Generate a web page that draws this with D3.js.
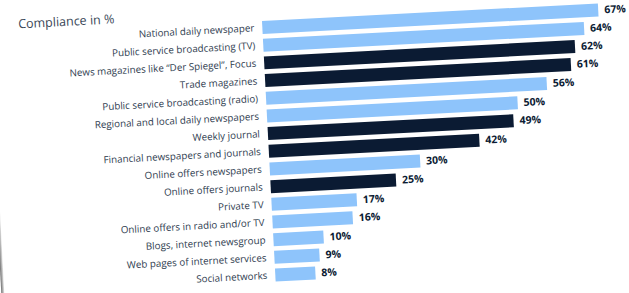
<!DOCTYPE html>
<html>
<head>
<meta charset="utf-8">
<script src="https://cdn.jsdelivr.net/npm/d3@7"></script>
<style>
  html, body { margin: 0; padding: 0; background: #fff; }
  svg { display: block; }
</style>
</head>
<body>
<div id="chart"></div>
<script>
const categories = [
  'National daily newspaper',
  'Public service broadcasting (TV)',
  'News magazines like “Der Spiegel”, Focus',
  'Trade magazines',
  'Public service broadcasting (radio)',
  'Regional and local daily newspapers',
  'Weekly journal',
  'Financial newspapers and journals',
  'Online offers newspapers',
  'Online offers journals',
  'Private TV',
  'Online offers in radio and/or TV',
  'Blogs, internet newsgroup',
  'Web pages of internet services',
  'Social networks'
];
const values = [67, 64, 62, 61, 56, 50, 49, 42, 30, 25, 17, 16, 10, 9, 8];
const highlighted = [false, false, true, true, false, false, true, true, false, true, false, false, false, false, false];

const width = 629;
const height = 293;
const lightBlue = '#8ec4fb';
const navy = '#0b1b33';

const svg = d3.select('#chart')
  .append('svg')
  .attr('width', width)
  .attr('height', height);

// the whole picture is photographed slightly tilted
const g = svg.append('g').attr('transform', 'rotate(-3, 314, 146)');

// page edge shadow
const grad = svg.append('defs').append('linearGradient')
  .attr('id', 'edge').attr('x1', 0).attr('x2', 1);
grad.append('stop').attr('offset', '0%').attr('stop-color', '#6e6e6e');
grad.append('stop').attr('offset', '100%').attr('stop-color', '#e6e6e6');
g.append('rect')
  .attr('x', -6).attr('y', -40)
  .attr('width', 3).attr('height', 400)
  .attr('fill', 'url(#edge)');

const x = d3.scaleLinear().domain([0, 100]).range([268.6, 268.6 + 502]);
const y = d3.scaleBand()
  .domain(categories)
  .range([16.7, 16.7 + 264.4])
  .paddingInner(0.265)
  .paddingOuter(0.1);

g.append('text')
  .attr('x', 25)
  .attr('y', 13)
  .attr('font-family', "'Open Sans', sans-serif")
  .attr('font-size', '12.5px')
  .attr('fill', '#3a4757')
  .text('Compliance in %');

const rows = g.selectAll('.row')
  .data(categories)
  .enter()
  .append('g')
  .attr('class', 'row');

rows.append('rect')
  .attr('x', x(0))
  .attr('y', (d) => y(d))
  .attr('width', (d, i) => x(values[i]) - x(0))
  .attr('height', y.bandwidth())
  .attr('fill', (d, i) => highlighted[i] ? navy : lightBlue);

rows.append('text')
  .attr('x', x(0) - 8)
  .attr('y', (d) => y(d) + y.bandwidth() / 2)
  .attr('dy', '0.35em')
  .attr('text-anchor', 'end')
  .attr('font-family', "'Open Sans', sans-serif")
  .attr('font-size', '9.8px')
  .attr('fill', '#2f3d50')
  .text((d) => d);

rows.append('text')
  .attr('x', (d, i) => x(values[i]) + 6)
  .attr('y', (d) => y(d) + y.bandwidth() / 2)
  .attr('dy', '0.35em')
  .attr('font-family', "'Open Sans', sans-serif")
  .attr('font-size', '10.5px')
  .attr('font-weight', '700')
  .attr('fill', navy)
  .text((d, i) => `${values[i]}%`);
</script>
</body>
</html>
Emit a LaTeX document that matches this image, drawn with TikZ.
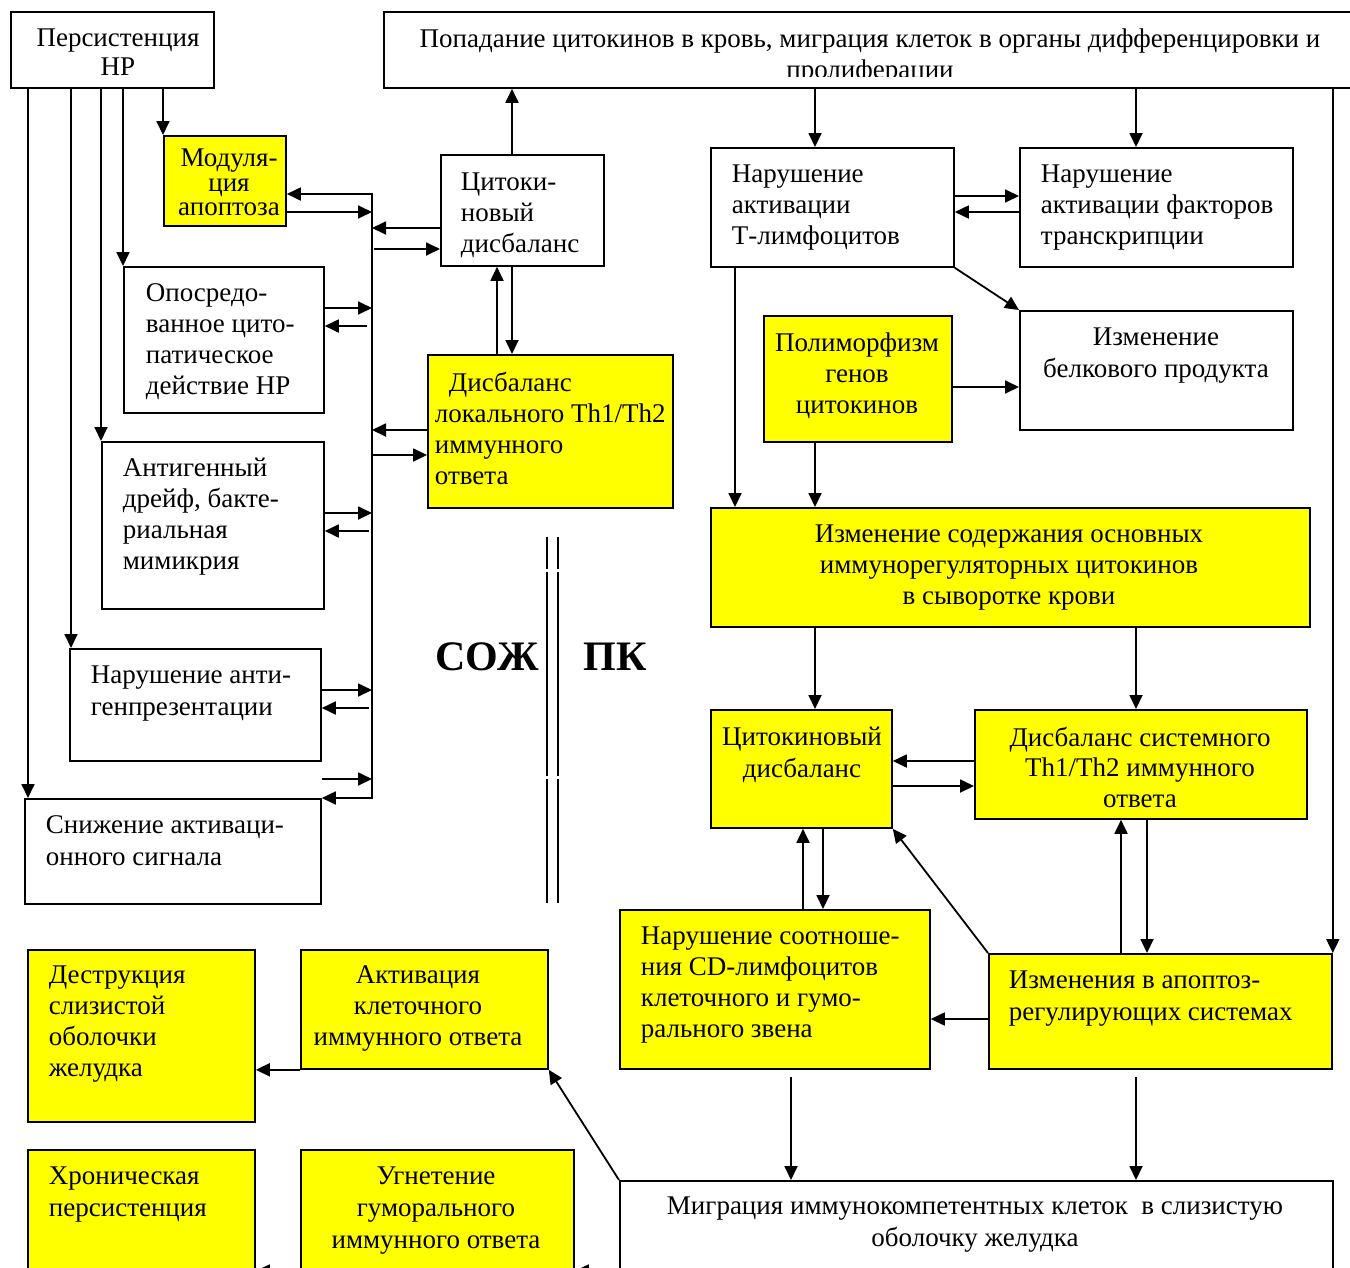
\documentclass[tikz,border=0pt]{standalone}
\usepackage{fontspec}
\setmainfont{Liberation Serif}
\usetikzlibrary{arrows.meta}
\definecolor{yl}{RGB}{255,255,0}
\tikzset{box/.style={draw, line width=1.8pt, inner sep=0pt, anchor=north west},
         ybox/.style={box, fill=yl},
         txt/.style={inner sep=0pt, anchor=north west, align=left},
         ctxt/.style={inner sep=0pt, anchor=north, align=center},
         big/.style={inner sep=0pt, font=\fontsize{42}{48}\selectfont\bfseries}
        }
\begin{document}
\begin{tikzpicture}[x=1pt, y=-1pt, line width=1.8pt,
  >={Triangle[length=14pt,width=13pt]}, font=\fontsize{27}{31}\selectfont]
\useasboundingbox (0,0) rectangle (1350,1267);
\clip (0,0) rectangle (1350,1267);

%Left column
\node[box, minimum width=203pt, minimum height=76pt] (persist) at (10,11) {};
\node[ybox, minimum width=122pt, minimum height=90pt] (modul) at (163,135) {};
\node[box, minimum width=163pt, minimum height=111pt] (cytoL) at (440,154) {};
\node[box, minimum width=200pt, minimum height=146pt] (oposr) at (123,266) {};
\node[ybox, minimum width=245pt, minimum height=153pt] (locTh) at (427,354) {};
\node[box, minimum width=222pt, minimum height=167pt] (antig) at (101,441) {};
\node[box, minimum width=251pt, minimum height=112pt] (antip) at (69,648) {};
\node[box, minimum width=296pt, minimum height=105pt] (snizh) at (24,798) {};

%Right column
\node[box, minimum width=990pt, minimum height=76pt] (top) at (383,11) {};
\node[box, minimum width=243pt, minimum height=119pt] (Tlymph) at (710,147) {};
\node[box, minimum width=273pt, minimum height=119pt] (transcr) at (1019,147) {};
\node[box, minimum width=273pt, minimum height=119pt] (belok) at (1019,310) {};
\node[ybox, minimum width=188pt, minimum height=126pt] (polym) at (763,315) {};
\node[ybox, minimum width=599pt, minimum height=119pt] (serum) at (710,507) {};
\node[ybox, minimum width=181pt, minimum height=118pt] (cytoS) at (710,709) {};
\node[ybox, minimum width=332pt, minimum height=109pt] (sysTh) at (974,709) {};
\node[ybox, minimum width=310pt, minimum height=159pt] (cdlym) at (619,909) {};
\node[ybox, minimum width=343pt, minimum height=115pt] (apopt) at (988,953) {};
\node[box, minimum width=713pt, minimum height=120pt] (migr) at (619,1180) {};

%Bottom
\node[ybox, minimum width=227pt, minimum height=172pt] (destr) at (27,949) {};
\node[ybox, minimum width=247pt, minimum height=119pt] (activ) at (300,949) {};
\node[ybox, minimum width=227pt, minimum height=130pt] (chron) at (27,1149) {};
\node[ybox, minimum width=273pt, minimum height=130pt] (ugnet) at (300,1149) {};

%Texts
\node[ctxt, font=\fontsize{27}{29}\selectfont] (persist-t) at (118,28) {Персистенция\\HP};
\begin{scope}
\clip (383,11) rectangle (1350,76);
\node[ctxt] (top-t) at (870,28) {Попадание цитокинов в кровь, миграция клеток в органы дифференцировки и\\пролиферации};
\end{scope}
\node[ctxt, font=\fontsize{27}{24.5}\selectfont] (modul-t) at (229,148) {Модуля-\\ция\\апоптоза};
\node[txt] (cytoL-t) at (460,172) {Цитоки-\\новый\\дисбаланс};
\node[txt] (oposr-t) at (145,283) {Опосредо-\\ванное цито-\\патическое\\действие HP};
\node[txt] (locTh-t) at (434,371) {\hspace*{14pt}Дисбаланс\\локального Th1/Th2\\иммунного\\ответа};
\node[txt] (antig-t) at (122,457) {Антигенный\\дрейф, бакте-\\риальная\\мимикрия};
\node[txt, font=\fontsize{27}{32}\selectfont] (antip-t) at (90,665) {Нарушение анти-\\генпрезентации};
\node[txt, font=\fontsize{27}{32}\selectfont] (snizh-t) at (45,815) {Снижение активаци-\\онного сигнала};
\node[txt] (Tlymph-t) at (731,164) {Нарушение\\активации\\Т-лимфоцитов};
\node[txt] (transcr-t) at (1040,164) {Нарушение\\активации факторов\\транскрипции};
\node[ctxt, font=\fontsize{27}{32}\selectfont] (belok-t) at (1156,327) {Изменение\\белкового продукта};
\node[ctxt] (polym-t) at (857,332) {Полиморфизм\\генов\\цитокинов};
\node[ctxt] (serum-t) at (1009,524) {Изменение содержания основных\\иммунорегуляторных цитокинов\\в сыворотке крови};
\node[ctxt, font=\fontsize{27}{32}\selectfont] (cytoS-t) at (802,726) {Цитокиновый\\дисбаланс};
\node[ctxt, font=\fontsize{27}{30.5}\selectfont] (sysTh-t) at (1140,726) {Дисбаланс системного\\Th1/Th2 иммунного\\ответа};
\node[txt] (cdlym-t) at (640,926) {Нарушение соотноше-\\ния CD-лимфоцитов\\клеточного и гумо-\\рального звена};
\node[txt, font=\fontsize{27}{32}\selectfont] (apopt-t) at (1008,970) {Изменения в апоптоз-\\регулирующих системах};
\node[ctxt, font=\fontsize{27}{32}\selectfont] (migr-t) at (975,1196) {Миграция иммунокомпетентных клеток\ \ в слизистую\\оболочку желудка};
\node[txt] (destr-t) at (48,965) {Деструкция\\слизистой\\оболочки\\желудка};
\node[ctxt] (activ-t) at (418,965) {Активация\\клеточного\\иммунного ответа};
\node[txt, font=\fontsize{27}{32}\selectfont] (chron-t) at (48,1166) {Хроническая\\персистенция};
\node[ctxt, font=\fontsize{27}{32}\selectfont] (ugnet-t) at (436,1166) {Угнетение\\гуморального\\иммунного ответа};
\node[big] (soz) at (487,657) {СОЖ};
\node[big] (pk) at (615,657) {ПК};

%Divider
\draw (547,537) -- (547,569) (547,572) -- (547,776) (547,779) -- (547,903);
\draw (558,537) -- (558,569) (558,572) -- (558,776) (558,779) -- (558,903);

%From persistence
\draw[->] ([xshift=4pt]snizh.north west |- persist.south) -- ([xshift=4pt]snizh.north west);
\draw[->] ([xshift=2pt]antip.north west |- persist.south) -- ([xshift=2pt]antip.north west);
\draw[->] (antig.north west |- persist.south) -- (antig.north west);
\draw[->] (oposr.north west |- persist.south) -- (oposr.north west);
\draw[->] (modul.north west |- persist.south) -- (modul.north west);

%Bus
\coordinate (busT) at (372,194);
\coordinate (busB) at (372,798);
\draw[<->] (modul.east |- busT) -- (busT) -- (busB) -- (snizh.north east);
\draw[->] (modul.east |- 0,212) -- (busT |- 0,212);
\draw[->] (cytoL.west |- 0,228) -- (busT |- 0,228);
\draw[->, shorten <=2pt] (busT |- 0,249) -- (cytoL.west |- 0,249);
\draw[->] (oposr.east |- 0,308) -- (busT |- 0,308);
\draw[->, shorten <=5pt] (busT |- 0,326) -- (oposr.east |- 0,326);
\draw[->] (locTh.west |- 0,430) -- (busT |- 0,430);
\draw[->] (busT |- 0,455) -- (locTh.west |- 0,455);
\draw[->] (antig.east |- 0,513) -- (busT |- 0,513);
\draw[->, shorten <=3pt] (busT |- 0,531) -- (antig.east |- 0,531);
\draw[->] (antip.east |- 0,690) -- (busT |- 0,690);
\draw[->, shorten <=3pt] (busT |- 0,708) -- (antip.east |- 0,708);
\draw[->] (snizh.east |- 0,779) -- (busT |- 0,779);

%Local cytokines
\draw[->] (512,0 |- cytoL.north) -- (512,0 |- top.south);
\draw[->] (497,0 |- locTh.north) -- (497,0 |- cytoL.south);
\draw[->] (512,0 |- cytoL.south) -- (512,0 |- locTh.north);

%Systemic part
\draw[->] (815,0 |- top.south) -- (815,0 |- Tlymph.north);
\draw[->] (1136,0 |- top.south) -- (1136,0 |- transcr.north);
\draw[->] (apopt.north east |- top.south) -- (apopt.north east);
\draw[->] (Tlymph.east |- 0,196) -- (transcr.west |- 0,196);
\draw[->] (transcr.west |- 0,212) -- (Tlymph.east |- 0,212);
\draw[->] (Tlymph.south east) -- (belok.north west);
\draw[->] (polym.east |- 0,387) -- (belok.west |- 0,387);
\draw[->] (735,0 |- Tlymph.south) -- (735,0 |- serum.north);
\draw[->] (815,0 |- polym.south) -- (815,0 |- serum.north);
\draw[->] (815,0 |- serum.south) -- (815,0 |- cytoS.north);
\draw[->] (1136,0 |- serum.south) -- (1136,0 |- sysTh.north);
\draw[->] (sysTh.west |- 0,761) -- (cytoS.east |- 0,761);
\draw[->] (cytoS.east |- 0,786) -- (sysTh.west |- 0,786);
\draw[->] (803,0 |- cdlym.north) -- (803,0 |- cytoS.south);
\draw[->] (823,0 |- cytoS.south) -- (823,0 |- cdlym.north);
\draw[->] (apopt.north west) -- (cytoS.south east);
\draw[->] (1121,0 |- apopt.north) -- (1121,0 |- sysTh.south);
\draw[->] (1147,0 |- sysTh.south) -- (1147,0 |- apopt.north);
\draw[->] (apopt.west |- 0,1019) -- (cdlym.east |- 0,1019);
\draw[->, shorten <=7pt] (791,0 |- cdlym.south) -- (791,0 |- migr.north);
\draw[->, shorten <=7pt] (1136,0 |- apopt.south) -- (1136,0 |- migr.north);

%Mucosa outcomes
\draw[->] (migr.north west) -- (activ.south east);
\draw[->] (activ.south west) -- (destr.east |- activ.south west);
\draw[->] (ugnet.west |- 0,1271) -- (chron.east |- 0,1271);
\draw[->] (migr.west |- 0,1271) -- (ugnet.east |- 0,1271);
\end{tikzpicture}
\end{document}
**********
▶ [Problem statement]:
Copy only what runs above from the line containing "Emit a LaTeX" through the line containing "minimum width=296pt, minimum", exactly. Leave out the pictures.

▶ [The output]:
Emit a LaTeX document that matches this image, drawn with TikZ.
\documentclass[tikz,border=0pt]{standalone}
\usepackage{fontspec}
\setmainfont{Liberation Serif}
\usetikzlibrary{arrows.meta}
\definecolor{yl}{RGB}{255,255,0}
\tikzset{box/.style={draw, line width=1.8pt, inner sep=0pt, anchor=north west},
         ybox/.style={box, fill=yl},
         txt/.style={inner sep=0pt, anchor=north west, align=left},
         ctxt/.style={inner sep=0pt, anchor=north, align=center},
         big/.style={inner sep=0pt, font=\fontsize{42}{48}\selectfont\bfseries}
        }
\begin{document}
\begin{tikzpicture}[x=1pt, y=-1pt, line width=1.8pt,
  >={Triangle[length=14pt,width=13pt]}, font=\fontsize{27}{31}\selectfont]
\useasboundingbox (0,0) rectangle (1350,1267);
\clip (0,0) rectangle (1350,1267);

%Left column
\node[box, minimum width=203pt, minimum height=76pt] (persist) at (10,11) {};
\node[ybox, minimum width=122pt, minimum height=90pt] (modul) at (163,135) {};
\node[box, minimum width=163pt, minimum height=111pt] (cytoL) at (440,154) {};
\node[box, minimum width=200pt, minimum height=146pt] (oposr) at (123,266) {};
\node[ybox, minimum width=245pt, minimum height=153pt] (locTh) at (427,354) {};
\node[box, minimum width=222pt, minimum height=167pt] (antig) at (101,441) {};
\node[box, minimum width=251pt, minimum height=112pt] (antip) at (69,648) {};
\node[box, minimum width=296pt, minimum height=105pt] (snizh) at (24,798) {};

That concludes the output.